Barber's challenge of the execution method was timely and "more than justified," Justice Sotomayor said. She said Alabama "has not only failed publicly to account for what went wrong, but also actively obstructed Barber's attempts to find out what happened."
"The Eighth Amendment demands more than the state's word that this time will be different," she said. "Clearly, something went wrong in Alabama in 2022. Yet the state has never accounted for these issues."
Justice Sotomayor indicated other states — including Oklahoma, Tennessee and Arizona — had done a much better job than Alabama of investigating issues with their lethal injection protocols.
Barber was convicted of killing 75-year-old Dorothy Epps, the mother of a friend, in 2001 at her Alabama home. His execution was set for July 20, beginning at midnight and ending at 6 a.m. on July 21, case records show.
Alabama Attorney General Steve Marshall announced Friday that Barber was executed at 1:56 a.m. at the William C. Holman Correctional Facility in Atmore. Marshall said he had authorized the execution to commence at 1:34 a.m.
Counsel for the parties did not immediately respond Friday to questions about the case.

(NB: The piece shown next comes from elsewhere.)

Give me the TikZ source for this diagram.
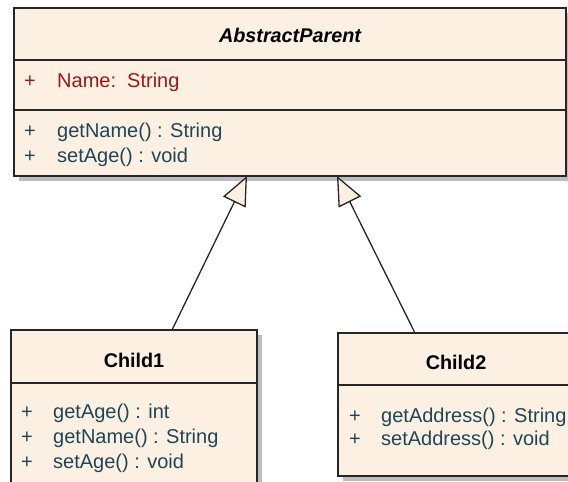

Barber is represented by Robert N. Hochman, Kelly J. Huggins, Jeffrey T. Green and Joshua J. Fougere of Sidley Austin LLP and Paula W. Hinton of Winston & Strawn LLP.
The Alabama respondents are represented by Steve Marshall, Edmund G. LaCour Jr. and Richard D. Anderson of the Alabama Attorney General's Office.
The case is James Edward Barber v. Kay Ivey et al., case number 23–5145, in the Supreme Court of the United States.